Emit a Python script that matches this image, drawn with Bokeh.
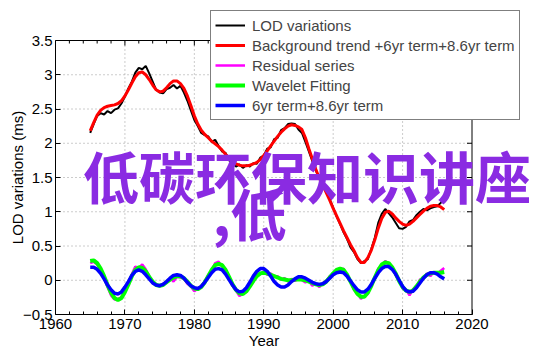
from bokeh.plotting import figure
from bokeh.models import Range1d, FixedTicker, LinearAxis, Label
from bokeh.embed import file_html
from bokeh.resources import INLINE

# ---------------- data ----------------
years = [1965 + 0.5 * i for i in range(103)]  # 1965.0 ... 2016.0

lod = [2.15, 2.28, 2.40, 2.44, 2.42, 2.47, 2.44, 2.49, 2.51, 2.58,
       2.68, 2.80, 2.90, 3.03, 3.10, 3.08, 3.13, 3.02, 2.90, 2.78,
       2.74, 2.73, 2.79, 2.81, 2.85, 2.80, 2.84, 2.74, 2.62, 2.48,
       2.34, 2.25, 2.15, 2.12, 2.10, 2.02, 2.05, 1.96, 1.88, 1.86,
       1.75, 1.72, 1.66, 1.69, 1.64, 1.68, 1.66, 1.71, 1.70, 1.79,
       1.82, 1.92, 1.94, 2.06, 2.08, 2.19, 2.22, 2.28, 2.29, 2.28,
       2.20, 2.15, 2.02, 1.88, 1.74, 1.60, 1.50, 1.40, 1.30, 1.18,
       1.06, 0.93, 0.82, 0.70, 0.60, 0.48, 0.41, 0.31, 0.25, 0.28,
       0.31, 0.46, 0.62, 0.84, 0.97, 1.04, 0.98, 0.92, 0.84, 0.76,
       0.75, 0.78, 0.86, 0.88, 0.95, 1.00, 1.04, 1.02, 1.05, 1.07,
       1.08, 1.13, 1.20]

trend = [2.18, 2.30, 2.41, 2.48, 2.52, 2.54, 2.55, 2.56, 2.58, 2.62,
         2.69, 2.78, 2.88, 2.97, 3.03, 3.04, 3.00, 2.93, 2.85, 2.78,
         2.75, 2.76, 2.81, 2.87, 2.91, 2.91, 2.87, 2.80, 2.69, 2.55,
         2.40, 2.28, 2.19, 2.13, 2.08, 2.03, 1.99, 1.95, 1.90, 1.84,
         1.78, 1.73, 1.70, 1.68, 1.67, 1.67, 1.68, 1.70, 1.72, 1.76,
         1.82, 1.89, 1.96, 2.03, 2.10, 2.16, 2.21, 2.25, 2.27, 2.26,
         2.24, 2.20, 2.08, 1.92, 1.77, 1.62, 1.49, 1.39, 1.28, 1.17,
         1.05, 0.94, 0.83, 0.72, 0.62, 0.52, 0.43, 0.33, 0.26, 0.26,
         0.33, 0.44, 0.59, 0.76, 0.90, 0.99, 1.01, 0.97, 0.91, 0.86,
         0.82, 0.80, 0.82, 0.86, 0.91, 0.96, 1.01, 1.05, 1.08, 1.09,
         1.09, 1.07, 1.03]

residual = [0.25, 0.27, 0.23, 0.16, 0.04, -0.10, -0.22, -0.28, -0.27, -0.25,
            -0.16, -0.04, 0.09, 0.20, 0.18, 0.23, 0.16, 0.06, -0.04, -0.06,
            -0.09, -0.05, -0.03, 0.03, -0.02, 0.05, 0.04, 0.02, -0.05, -0.09,
            -0.16, -0.12, -0.08, -0.02, 0.08, 0.14, 0.25, 0.27, 0.20, 0.16,
            0.03, -0.08, -0.15, -0.23, -0.20, -0.17, -0.07, -0.02, 0.08, 0.09,
            0.13, 0.08, 0.10, 0.05, 0.06, 0.01, 0.03, -0.02, 0.02, -0.01,
            0.03, 0.00, -0.03, -0.01, -0.08, -0.05, -0.10, -0.04, -0.03, 0.06,
            0.08, 0.16, 0.15, 0.17, 0.06, -0.01, -0.14, -0.19, -0.27, -0.23,
            -0.20, -0.06, 0.02, 0.17, 0.21, 0.28, 0.24, 0.20, 0.08, 0.01,
            -0.12, -0.14, -0.22, -0.13, -0.11, 0.01, 0.02, 0.10, 0.06, 0.12,
            0.09, 0.14, 0.18]

wavelet = [0.28, 0.29, 0.25, 0.17, 0.06, -0.07, -0.18, -0.26, -0.29, -0.26,
           -0.17, -0.06, 0.06, 0.15, 0.19, 0.18, 0.13, 0.05, -0.02, -0.07,
           -0.08, -0.07, -0.03, 0.01, 0.04, 0.06, 0.06, 0.03, -0.02, -0.08,
           -0.12, -0.13, -0.10, -0.03, 0.06, 0.15, 0.22, 0.24, 0.22, 0.15,
           0.05, -0.06, -0.14, -0.19, -0.20, -0.16, -0.09, -0.01, 0.06, 0.10,
           0.11, 0.10, 0.08, 0.06, 0.04, 0.02, 0.01, 0.00, 0.00, 0.01,
           0.01, 0.01, 0.00, -0.02, -0.04, -0.06, -0.07, -0.06, -0.02, 0.04,
           0.10, 0.15, 0.17, 0.15, 0.08, -0.02, -0.12, -0.20, -0.24, -0.24,
           -0.18, -0.08, 0.04, 0.15, 0.23, 0.26, 0.25, 0.19, 0.10, -0.01,
           -0.10, -0.15, -0.17, -0.15, -0.09, -0.02, 0.04, 0.08, 0.10, 0.11,
           0.11, 0.11, 0.12]

terms = [0.19, 0.19, 0.16, 0.10, 0.02, -0.07, -0.14, -0.19, -0.20, -0.17,
         -0.10, -0.02, 0.07, 0.13, 0.15, 0.13, 0.08, 0.02, -0.04, -0.07,
         -0.08, -0.06, -0.02, 0.03, 0.07, 0.08, 0.07, 0.03, -0.03, -0.08,
         -0.11, -0.12, -0.09, -0.03, 0.04, 0.11, 0.16, 0.17, 0.15, 0.09,
         0.01, -0.07, -0.14, -0.17, -0.16, -0.11, -0.03, 0.06, 0.13, 0.17,
         0.17, 0.13, 0.06, -0.02, -0.07, -0.10, -0.10, -0.07, -0.02, 0.02,
         0.05, 0.05, 0.03, 0.00, -0.03, -0.05, -0.06, -0.05, -0.02, 0.03,
         0.08, 0.11, 0.12, 0.11, 0.06, -0.01, -0.08, -0.14, -0.17, -0.17,
         -0.13, -0.06, 0.03, 0.11, 0.17, 0.20, 0.20, 0.16, 0.09, 0.00,
         -0.09, -0.15, -0.17, -0.16, -0.11, -0.04, 0.03, 0.08, 0.11, 0.11,
         0.09, 0.05, 0.02]

x_ticks = [1960, 1970, 1980, 1990, 2000, 2010, 2020]
x_minor = [1962, 1964, 1966, 1968, 1972, 1974, 1976, 1978, 1982, 1984, 1986, 1988,
           1992, 1994, 1996, 1998, 2002, 2004, 2006, 2008, 2012, 2014, 2016, 2018]
y_ticks = [-0.5, 0, 0.5, 1, 1.5, 2, 2.5, 3, 3.5]
y_tick_labels = ["\u22120.5", "0", "0.5", "1", "1.5", "2", "2.5", "3", "3.5"]

series_names = ["LOD variations", "Background trend +6yr term+8.6yr term",
                "Residual series", "Wavelet Fitting", "6yr term+8.6yr term"]
watermark_line1 = "低碳环保知识讲座"
watermark_line2 = ",低"

# ---------------- layout (pixels) ----------------
W, H = 542, 356
BOX_L, BOX_R, BOX_T, BOX_B = 55, 471.5, 40, 314
x0, x1 = x_ticks[0], x_ticks[-1]
y0, y1 = y_ticks[0], y_ticks[-1]
sx = (BOX_R - BOX_L) / (x1 - x0)   # px per year
sy = (BOX_B - BOX_T) / (y1 - y0)   # px per ms

# the frame fills the whole canvas, the axes box is drawn at fixed locations
xr = Range1d(x0 - BOX_L / sx, x0 + (W - BOX_L) / sx)
yr = Range1d(y0 - (H - BOX_B) / sy, y1 + BOX_T / sy)

FONT = "Liberation Sans"
p = figure(width=W, height=H, output_backend="svg", toolbar_location=None,
           x_range=xr, y_range=yr, x_axis_location=None, y_axis_location=None,
           min_border=0, background_fill_color="white", border_fill_color="white")
p.outline_line_color = None
p.grid.visible = False

xt = FixedTicker(ticks=x_ticks, minor_ticks=x_minor)
yt = FixedTicker(ticks=y_ticks, minor_ticks=[])

common = dict(axis_label_text_font=FONT, axis_label_text_font_size="15px",
              axis_label_text_font_style="normal", major_label_text_font=FONT,
              major_label_text_font_size="15px", major_tick_in=5, major_tick_out=0,
              minor_tick_in=3, minor_tick_out=0, axis_line_color="black",
              major_tick_line_color="black", minor_tick_line_color="black",
              axis_label_text_color="black", major_label_text_color="black")

xaxis = LinearAxis(ticker=xt, fixed_location=y0, bounds=(x0, x1), axis_label="Year",
                   major_label_standoff=4, axis_label_standoff=0, **common)
yaxis = LinearAxis(ticker=yt, fixed_location=x0, bounds=(y0, y1),
                   axis_label="LOD variations (ms)", major_label_standoff=3,
                   axis_label_standoff=-6,
                   major_label_overrides={v: s for v, s in zip(y_ticks, y_tick_labels)},
                   **common)
p.add_layout(xaxis, "below")
p.add_layout(yaxis, "left")

# dotted grid inside the box
gx = x_ticks[1:-1]
gy = y_ticks[1:-1]
p.segment(x0=gx, y0=[y0] * len(gx), x1=gx, y1=[y1] * len(gx),
          line_color="#999999", line_dash="1 3", line_width=1)
p.segment(x0=[x0] * len(gy), y0=gy, x1=[x1] * len(gy), y1=gy,
          line_color="#999999", line_dash="1 3", line_width=1)

# box: top and right edges with inward ticks
p.segment(x0=[x0, x1], y0=[y1, y0], x1=[x1, x1], y1=[y1, y1], line_color="black", line_width=1)
p.segment(x0=[x1] * len(gy), y0=gy, x1=[x1 - 5 / sx] * len(gy), y1=gy, line_color="black", line_width=1)
p.segment(x0=gx, y0=[y1] * len(gx), x1=gx, y1=[y1 - 5 / sy] * len(gx), line_color="black", line_width=1)
p.segment(x0=x_minor, y0=[y1] * len(x_minor), x1=x_minor, y1=[y1 - 3 / sy] * len(x_minor),
          line_color="black", line_width=1)

p.line(years, lod, line_color="black", line_width=2, legend_label=series_names[0])
p.line(years, trend, line_color="#ff0000", line_width=3, legend_label=series_names[1])
p.line(years, residual, line_color="#ff00ff", line_width=2.5, legend_label=series_names[2])
p.line(years, wavelet, line_color="#00ff00", line_width=4, legend_label=series_names[3])
p.line(years, terms, line_color="#0000ff", line_width=3.5, legend_label=series_names[4])

lg = p.legend[0]
lg.location = (210, H - 120)
lg.label_text_font = FONT
lg.label_text_font_size = "15px"
lg.label_height = 20
lg.glyph_height = 14
lg.glyph_width = 30
lg.label_standoff = 7
lg.spacing = 0
lg.padding = 4
lg.margin = 0
lg.border_line_color = "black"
lg.border_line_width = 1
lg.background_fill_alpha = 1

wm_font = "Noto Sans CJK SC"
p.add_layout(Label(x=1963.96, y=1.55, text=watermark_line1, text_font=wm_font,
                   text_font_size="56px", text_font_style="bold",
                   text_color="#8a2be2", text_baseline="middle", text_align="left"))
p.add_layout(Label(x=1982.6, y=1.0, text=watermark_line2, text_font=wm_font,
                   text_font_size="56px", text_font_style="bold",
                   text_color="#8a2be2", text_baseline="middle", text_align="left"))

open("out.html", "w").write(file_html(p, INLINE))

────────────────────────────────────────

Stated task: Leave out the pictures and restate, word for word, the lines from the top of the data through the line containing "years = [1965", both included.

Output of the exercise:
Emit a Python script that matches this image, drawn with Bokeh.
from bokeh.plotting import figure
from bokeh.models import Range1d, FixedTicker, LinearAxis, Label
from bokeh.embed import file_html
from bokeh.resources import INLINE

# ---------------- data ----------------
years = [1965 + 0.5 * i for i in range(103)]  # 1965.0 ... 2016.0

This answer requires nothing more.